You do realize that meat falling apart like that is due to chemical reactions in a long cook time, not shear forces, and the two produce incredibly different results, right?
fact: the detrimental effects of cold beer on chilli are marginal, if noticable at all, compared to the detrimental effect of warm beer on drinking beer. which you'll do. if you're cooking with it.
Yes, im aware, but as mentioned for like a meat sauce, it does render down enough to just become such small pieces that it blends exceptionally well with the other ingredients. I'm not saying that serloin or pork/veal are not superior meats but it does not deserve quite the scorn you give it. It has its place in many dishes just like those other meats do.
Try making that bolognese with beef cut up fairly small. I did and now I never willingly make it with mince.
Ditto chilli: if minced beef is all you can get, use that, it'll be OK. But diced meat really is just better.
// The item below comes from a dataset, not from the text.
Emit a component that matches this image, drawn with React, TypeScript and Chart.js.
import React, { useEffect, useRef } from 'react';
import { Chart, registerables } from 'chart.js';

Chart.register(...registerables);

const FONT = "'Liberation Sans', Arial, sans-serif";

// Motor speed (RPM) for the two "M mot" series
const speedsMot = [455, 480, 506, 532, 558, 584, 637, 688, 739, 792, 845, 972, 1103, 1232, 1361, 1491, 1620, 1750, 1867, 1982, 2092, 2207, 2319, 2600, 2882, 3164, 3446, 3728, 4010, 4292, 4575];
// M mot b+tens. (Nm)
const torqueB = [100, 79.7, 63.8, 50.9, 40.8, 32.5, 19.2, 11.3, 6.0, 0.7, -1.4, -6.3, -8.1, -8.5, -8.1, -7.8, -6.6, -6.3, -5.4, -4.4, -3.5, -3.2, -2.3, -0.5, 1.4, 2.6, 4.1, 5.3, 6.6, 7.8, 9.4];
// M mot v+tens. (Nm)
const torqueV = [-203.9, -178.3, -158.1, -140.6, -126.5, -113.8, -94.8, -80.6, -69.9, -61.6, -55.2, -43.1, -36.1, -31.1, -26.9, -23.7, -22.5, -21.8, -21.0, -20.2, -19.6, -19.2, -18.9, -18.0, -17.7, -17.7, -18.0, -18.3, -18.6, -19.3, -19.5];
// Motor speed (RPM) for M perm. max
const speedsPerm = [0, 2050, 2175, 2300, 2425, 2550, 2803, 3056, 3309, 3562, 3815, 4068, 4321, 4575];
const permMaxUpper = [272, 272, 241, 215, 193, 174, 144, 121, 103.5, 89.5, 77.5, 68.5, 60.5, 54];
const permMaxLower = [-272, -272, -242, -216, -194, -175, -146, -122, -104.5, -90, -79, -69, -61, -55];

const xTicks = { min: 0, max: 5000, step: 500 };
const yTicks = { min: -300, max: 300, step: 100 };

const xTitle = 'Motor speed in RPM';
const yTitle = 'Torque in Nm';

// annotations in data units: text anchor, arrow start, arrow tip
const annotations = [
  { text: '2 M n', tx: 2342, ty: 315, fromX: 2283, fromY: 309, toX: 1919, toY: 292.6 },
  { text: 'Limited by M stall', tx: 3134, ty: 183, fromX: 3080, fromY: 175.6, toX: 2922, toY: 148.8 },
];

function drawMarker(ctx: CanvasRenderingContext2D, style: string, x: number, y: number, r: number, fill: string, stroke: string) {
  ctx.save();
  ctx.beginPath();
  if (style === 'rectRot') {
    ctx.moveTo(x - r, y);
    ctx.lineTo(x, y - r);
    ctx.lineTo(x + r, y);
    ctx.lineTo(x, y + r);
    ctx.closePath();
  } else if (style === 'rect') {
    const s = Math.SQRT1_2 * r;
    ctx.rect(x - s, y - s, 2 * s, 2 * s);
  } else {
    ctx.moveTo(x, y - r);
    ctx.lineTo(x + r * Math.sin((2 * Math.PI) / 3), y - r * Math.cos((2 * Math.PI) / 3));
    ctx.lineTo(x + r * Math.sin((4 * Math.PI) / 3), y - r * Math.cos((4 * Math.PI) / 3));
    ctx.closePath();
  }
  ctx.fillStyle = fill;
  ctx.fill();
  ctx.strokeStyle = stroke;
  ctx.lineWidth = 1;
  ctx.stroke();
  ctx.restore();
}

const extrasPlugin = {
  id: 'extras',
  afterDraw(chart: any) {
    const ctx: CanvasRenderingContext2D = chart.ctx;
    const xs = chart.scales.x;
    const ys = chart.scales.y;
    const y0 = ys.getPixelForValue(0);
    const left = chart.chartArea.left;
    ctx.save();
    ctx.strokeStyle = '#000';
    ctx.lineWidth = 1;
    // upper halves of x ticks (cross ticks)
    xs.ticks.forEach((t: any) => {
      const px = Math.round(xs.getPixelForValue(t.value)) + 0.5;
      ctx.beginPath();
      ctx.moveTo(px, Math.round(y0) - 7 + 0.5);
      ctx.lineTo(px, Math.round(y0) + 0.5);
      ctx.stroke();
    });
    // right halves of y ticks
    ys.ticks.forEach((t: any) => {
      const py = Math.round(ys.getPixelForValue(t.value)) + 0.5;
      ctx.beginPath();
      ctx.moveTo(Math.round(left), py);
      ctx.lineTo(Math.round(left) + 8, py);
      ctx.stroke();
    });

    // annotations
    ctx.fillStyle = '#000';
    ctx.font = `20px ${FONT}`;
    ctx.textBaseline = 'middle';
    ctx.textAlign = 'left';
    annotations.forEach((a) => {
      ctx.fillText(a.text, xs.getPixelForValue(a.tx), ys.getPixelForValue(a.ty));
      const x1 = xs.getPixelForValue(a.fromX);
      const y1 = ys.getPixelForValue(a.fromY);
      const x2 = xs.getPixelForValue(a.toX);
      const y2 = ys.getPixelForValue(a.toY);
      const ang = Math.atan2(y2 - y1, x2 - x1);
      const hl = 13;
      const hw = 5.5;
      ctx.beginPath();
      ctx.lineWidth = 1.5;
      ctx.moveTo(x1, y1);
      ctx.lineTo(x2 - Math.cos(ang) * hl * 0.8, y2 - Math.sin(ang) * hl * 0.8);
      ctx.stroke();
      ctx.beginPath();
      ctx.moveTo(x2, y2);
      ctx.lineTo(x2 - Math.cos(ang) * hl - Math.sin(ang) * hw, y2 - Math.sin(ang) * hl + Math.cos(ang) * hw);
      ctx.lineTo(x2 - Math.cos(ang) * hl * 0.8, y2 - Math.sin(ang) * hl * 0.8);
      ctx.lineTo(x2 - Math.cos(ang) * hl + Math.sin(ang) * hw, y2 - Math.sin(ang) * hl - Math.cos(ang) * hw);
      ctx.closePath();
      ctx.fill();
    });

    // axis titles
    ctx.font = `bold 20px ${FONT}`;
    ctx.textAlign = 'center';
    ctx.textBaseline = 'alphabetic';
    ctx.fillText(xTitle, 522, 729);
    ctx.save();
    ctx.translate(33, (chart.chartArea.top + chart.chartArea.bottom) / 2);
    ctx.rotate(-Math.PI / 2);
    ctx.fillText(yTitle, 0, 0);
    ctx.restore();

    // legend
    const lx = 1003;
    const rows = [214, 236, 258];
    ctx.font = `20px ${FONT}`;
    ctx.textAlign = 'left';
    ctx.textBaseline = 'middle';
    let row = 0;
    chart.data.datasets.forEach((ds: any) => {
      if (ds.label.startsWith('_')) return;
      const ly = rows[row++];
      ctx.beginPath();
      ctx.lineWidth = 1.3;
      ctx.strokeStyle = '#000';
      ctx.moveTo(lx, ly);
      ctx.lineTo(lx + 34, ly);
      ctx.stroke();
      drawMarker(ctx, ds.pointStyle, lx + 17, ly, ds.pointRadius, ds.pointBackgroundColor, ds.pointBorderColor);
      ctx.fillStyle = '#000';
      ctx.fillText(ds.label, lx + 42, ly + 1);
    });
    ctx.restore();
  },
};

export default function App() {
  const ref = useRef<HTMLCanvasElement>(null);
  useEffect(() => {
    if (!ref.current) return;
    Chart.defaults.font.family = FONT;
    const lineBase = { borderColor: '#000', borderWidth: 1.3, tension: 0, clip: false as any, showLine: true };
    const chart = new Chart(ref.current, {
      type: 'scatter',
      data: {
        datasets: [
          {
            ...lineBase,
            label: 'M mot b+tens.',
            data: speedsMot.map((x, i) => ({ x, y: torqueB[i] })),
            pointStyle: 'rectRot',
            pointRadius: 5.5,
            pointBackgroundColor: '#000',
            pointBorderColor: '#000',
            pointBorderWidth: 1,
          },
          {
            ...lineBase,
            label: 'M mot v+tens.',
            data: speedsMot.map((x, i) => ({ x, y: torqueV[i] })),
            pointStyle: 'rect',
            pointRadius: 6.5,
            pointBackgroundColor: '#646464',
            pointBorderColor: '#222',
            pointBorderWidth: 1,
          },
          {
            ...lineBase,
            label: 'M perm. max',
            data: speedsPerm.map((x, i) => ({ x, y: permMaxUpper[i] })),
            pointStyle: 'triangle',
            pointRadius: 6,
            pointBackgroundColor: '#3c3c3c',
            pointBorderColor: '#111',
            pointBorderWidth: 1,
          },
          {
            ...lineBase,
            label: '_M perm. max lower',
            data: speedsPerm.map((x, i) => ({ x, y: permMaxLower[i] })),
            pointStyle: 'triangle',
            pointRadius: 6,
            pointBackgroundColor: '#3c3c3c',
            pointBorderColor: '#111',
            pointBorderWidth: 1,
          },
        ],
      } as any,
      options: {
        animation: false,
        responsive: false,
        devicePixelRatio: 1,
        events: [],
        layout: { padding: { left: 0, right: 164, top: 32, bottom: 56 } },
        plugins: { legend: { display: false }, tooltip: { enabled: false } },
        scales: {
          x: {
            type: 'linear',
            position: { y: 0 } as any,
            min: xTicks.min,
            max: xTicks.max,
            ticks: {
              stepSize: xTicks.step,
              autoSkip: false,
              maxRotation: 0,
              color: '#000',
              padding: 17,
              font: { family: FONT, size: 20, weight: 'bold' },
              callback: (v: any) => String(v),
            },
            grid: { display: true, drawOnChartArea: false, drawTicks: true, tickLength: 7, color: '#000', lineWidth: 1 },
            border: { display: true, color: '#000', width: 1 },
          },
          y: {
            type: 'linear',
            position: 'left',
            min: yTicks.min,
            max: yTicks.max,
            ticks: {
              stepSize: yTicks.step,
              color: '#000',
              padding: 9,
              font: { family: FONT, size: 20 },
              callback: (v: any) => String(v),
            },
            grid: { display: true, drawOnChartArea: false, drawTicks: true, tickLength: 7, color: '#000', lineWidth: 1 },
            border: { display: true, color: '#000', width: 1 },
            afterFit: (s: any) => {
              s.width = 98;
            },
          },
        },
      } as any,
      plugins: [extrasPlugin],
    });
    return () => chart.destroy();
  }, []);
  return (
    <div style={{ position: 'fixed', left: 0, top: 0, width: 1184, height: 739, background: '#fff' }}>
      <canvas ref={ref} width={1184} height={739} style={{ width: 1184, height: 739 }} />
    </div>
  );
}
I really like a 4:2:1 Stewing steak/belly pork/chicken thigh meat combo chilli; the variety of meats adds interest, and the different meats convey the flavours differently - and the chicken lightens it up a bit.
When the chilli is cooked and being left to stand for a while (as you should), shake a little ground cumin over it.
I say YES to beans.
This is not a request.
For those whose posted recipes already...have you made those in crock pot before? Does it work?
6 cloves of garlic sauteing in a pot (12 quart) with olive oil
chop up and throw in:
Half an onion
A zucchini
Three biggish carrots
Two peppers (I use red and orange)
Saute saute saute saute
Then throw in:
a beer
6 oz can tomato paste
28 oz can diced tomato (undrained)
15 oz can tomato sauce
drained:
can cannelini beans
can kidney beans
can black beans
can pinto beans
can corn
undrained
can beets/cooked beets
1 tbs Cumin
1 tbs paprika
1 tbs mustard powder
3 tbs cayenne powder
1 ts oregano
After it bubbles a bit, turn it down to simmer.
chop the top off a habenero (or jalepeno you wusses)
throw the pepper sans the top in to 'float'. Take it out when you reach your desired heat level
Then let simmer for 45+ minutes.
just do a quick brown and then throw everything in the pot and let them go.
that is essentially what we do for our turkey chili
I decided to go with ground beef, because I'm a poor college student, but I took hints from all over the thread. It's currently in the crockpot now, and in the morning I'm going to check on it. Will report back in when it's in my tummy.